Geometric View of Soft Decorrelation in Self-Supervised Learning

Published: 24 August 2024 Publication History


Contrastive learning, a form of Self-Supervised Learning (SSL), typically consists of an alignment term and a regularization term. The alignment term minimizes the distance between the embeddings of a positive pair, while the regularization term prevents trivial solutions and expresses prior beliefs about the embeddings. As a widely used regularization technique, soft decorrelation has been employed by several non-contrastive SSL methods to avoid trivial solutions. While the decorrelation term is designed to address the issue of dimensional collapse, we find that it fails to achieve this goal theoretically and experimentally.
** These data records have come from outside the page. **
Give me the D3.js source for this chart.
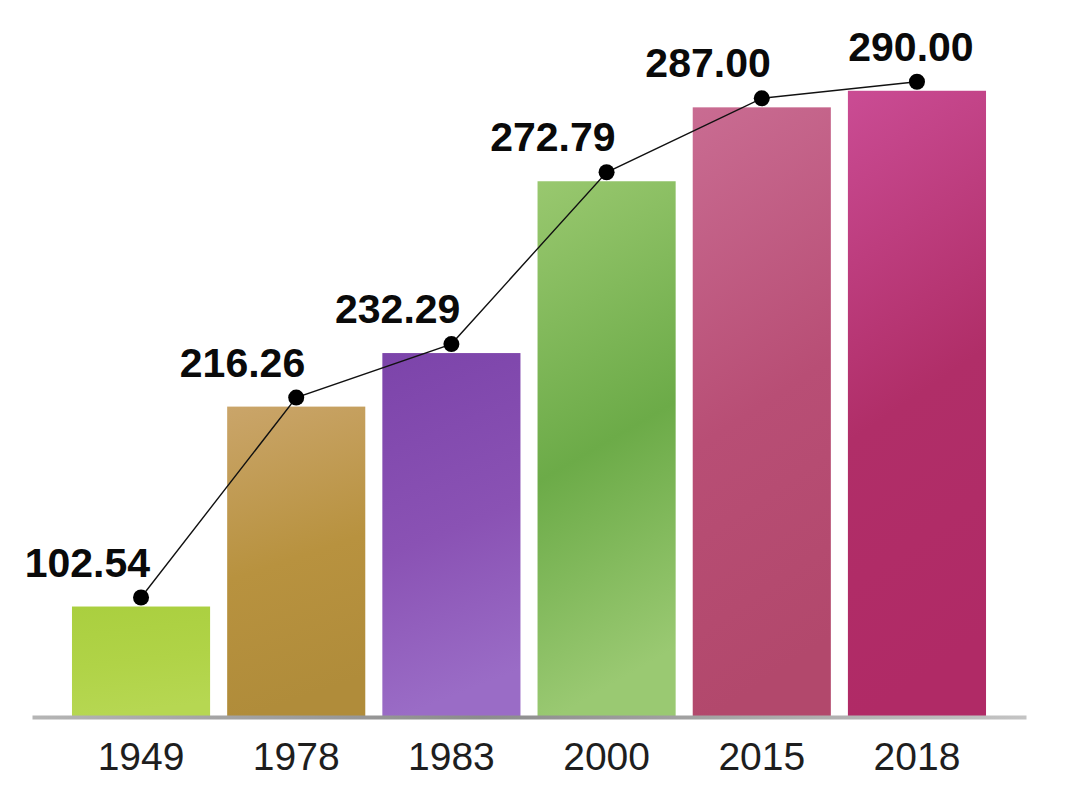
<!DOCTYPE html>
<html>
<head>
<meta charset="utf-8">
<script src="https://cdn.jsdelivr.net/npm/d3@7"></script>
<style>
  html, body { margin: 0; padding: 0; background: #ffffff; }
  svg { display: block; }
</style>
</head>
<body>
<div id="chart"></div>
<script>
// ---- data ----
const years = ["1949", "1978", "1983", "2000", "2015", "2018"];
const values = [102.54, 216.26, 232.29, 272.79, 287.00, 290.00];
const barTopColors = ["#aacf3f", "#caa56a", "#7c44aa", "#99c86f", "#c96c92", "#ca4c94"];
const barMidColors = ["#b0d347", "#b8923f", "#8a52b4", "#6cab48", "#b84e75", "#b02e68"];
const barBottomColors = ["#b6d752", "#b08c3a", "#9a6cc6", "#9ac972", "#b2486c", "#b02a66"];

const W = 1080, H = 797;
const svg = d3.select("#chart").append("svg")
  .attr("width", W).attr("height", H)
  .style("font-family", "'Liberation Sans', Arial, sans-serif");

const baseline = 717;
const x = d3.scaleBand()
  .domain(years)
  .range([32, 1026])
  .paddingInner(0.11)
  .paddingOuter(0.2576);

// the original chart is not drawn to a linear scale; a cubic scale reproduces it
const y = d3.scalePow().exponent(3)
  .domain([-157, 300])
  .range([baseline - 1, 33]);
const yBase = y.range()[0];

const defs = svg.append("defs");
years.forEach((yr, i) => {
  const g = defs.append("linearGradient")
    .attr("id", "g" + i)
    .attr("x1", "0").attr("y1", "0").attr("x2", "0.15").attr("y2", "1");
  g.append("stop").attr("offset", "0%").attr("stop-color", barTopColors[i]);
  g.append("stop").attr("offset", "55%").attr("stop-color", barMidColors[i]);
  g.append("stop").attr("offset", "100%").attr("stop-color", barBottomColors[i]);
});
const ag = defs.append("linearGradient")
  .attr("id", "axisGrad")
  .attr("gradientUnits", "userSpaceOnUse")
  .attr("x1", 32).attr("y1", 0).attr("x2", 1026).attr("y2", 0);
ag.append("stop").attr("offset", "0%").attr("stop-color", "#b5b5b5");
ag.append("stop").attr("offset", "45%").attr("stop-color", "#8c8c8c");
ag.append("stop").attr("offset", "100%").attr("stop-color", "#c4c4c4");

// bars
svg.append("g").selectAll("rect")
  .data(values)
  .join("rect")
  .attr("x", (d, i) => x(years[i]))
  .attr("width", x.bandwidth())
  .attr("y", d => y(d))
  .attr("height", d => yBase - y(d))
  .attr("fill", (d, i) => `url(#g${i})`);

// axis
const axis = svg.append("g")
  .attr("transform", `translate(0,${baseline})`)
  .call(d3.axisBottom(x).tickSize(0).tickPadding(25));
axis.select(".domain")
  .attr("stroke", "url(#axisGrad)")
  .attr("stroke-width", 4);
axis.selectAll("text")
  .attr("font-size", 39)
  .attr("fill", "#1e1e1e")
  .style("font-family", "'Liberation Sans', Arial, sans-serif");

// line + dots
const pts = values.map((v, i) => [x(years[i]) + x.bandwidth() / 2, y(v) - 9]);
svg.append("path")
  .datum(pts)
  .attr("d", d3.line())
  .attr("fill", "none")
  .attr("stroke", "#111")
  .attr("stroke-width", 1.4);

svg.append("g").selectAll("circle")
  .data(pts)
  .join("circle")
  .attr("cx", d => d[0])
  .attr("cy", d => d[1])
  .attr("r", 8)
  .attr("fill", "#000");

// value labels
const last = values.length - 1;
svg.append("g").selectAll("text")
  .data(values)
  .join("text")
  .attr("x", (d, i) => i === last ? pts[i][0] - 6 : pts[i][0] + 9)
  .attr("y", (d, i) => pts[i][1] - 21)
  .attr("text-anchor", (d, i) => i === last ? "middle" : "end")
  .attr("font-size", 41)
  .attr("font-weight", "bold")
  .attr("fill", "#0a0a0a")
  .text(d => d.toFixed(2));
</script>
</body>
</html>
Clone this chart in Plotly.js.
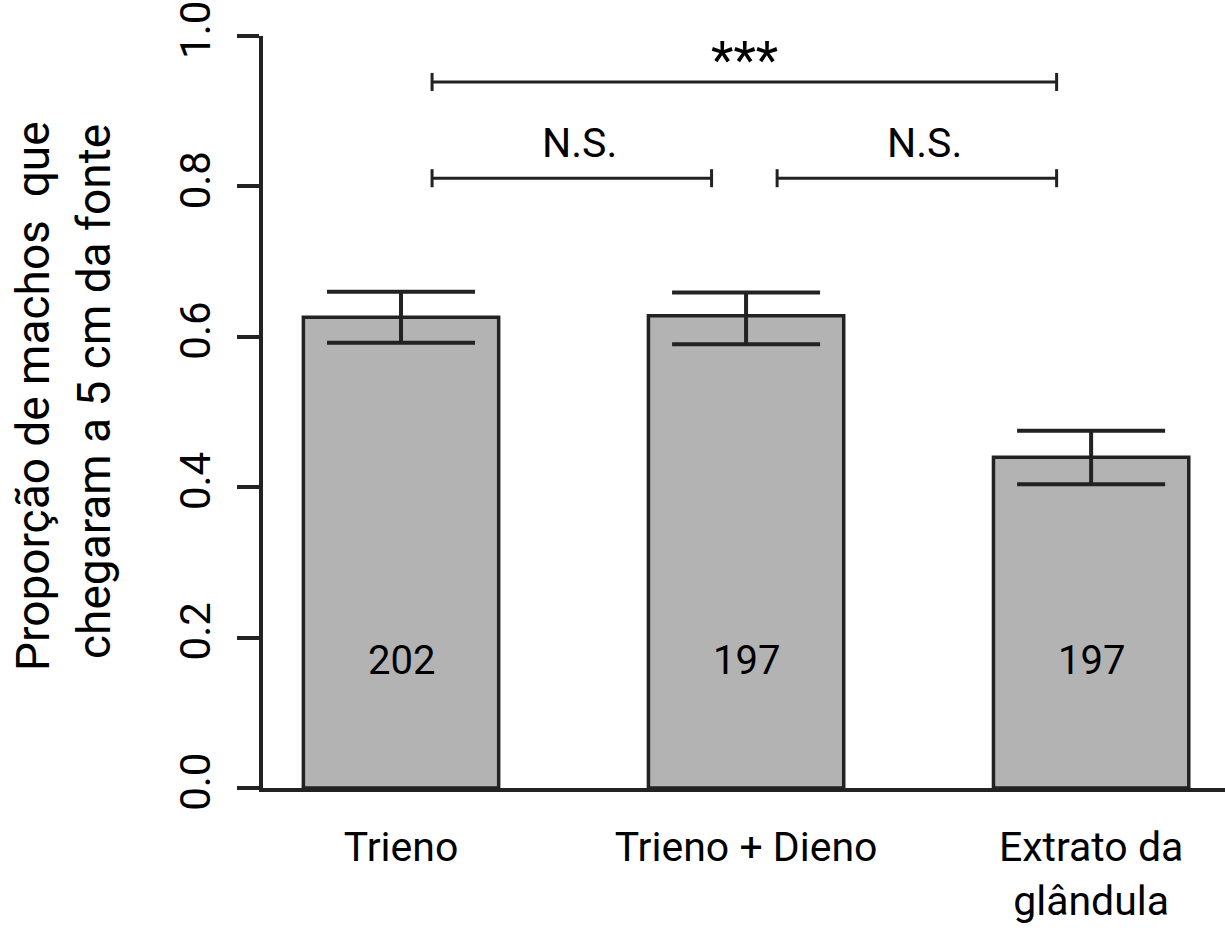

Based on such a finding, we extend the soft decorrelation regularization to minimize the distance between the covariance matrix and an identity matrix. We provide a new perspective on the geometric distance between positive definite matrices to investigate why the soft decorrelation cannot efficiently solve the dimensional collapse. Furthermore, we construct a family of loss functions utilizing the Bregman Matrix Divergence (BMD), with the soft decorrelation representing a specific instance within this family. We prove that a loss function (LogDet) in this family can solve the issue of dimensional collapse. Our novel loss functions based on BMD exhibit superior performance compared to the soft decorrelation and other baseline techniques, as demonstrated by experimental results on graph and image datasets.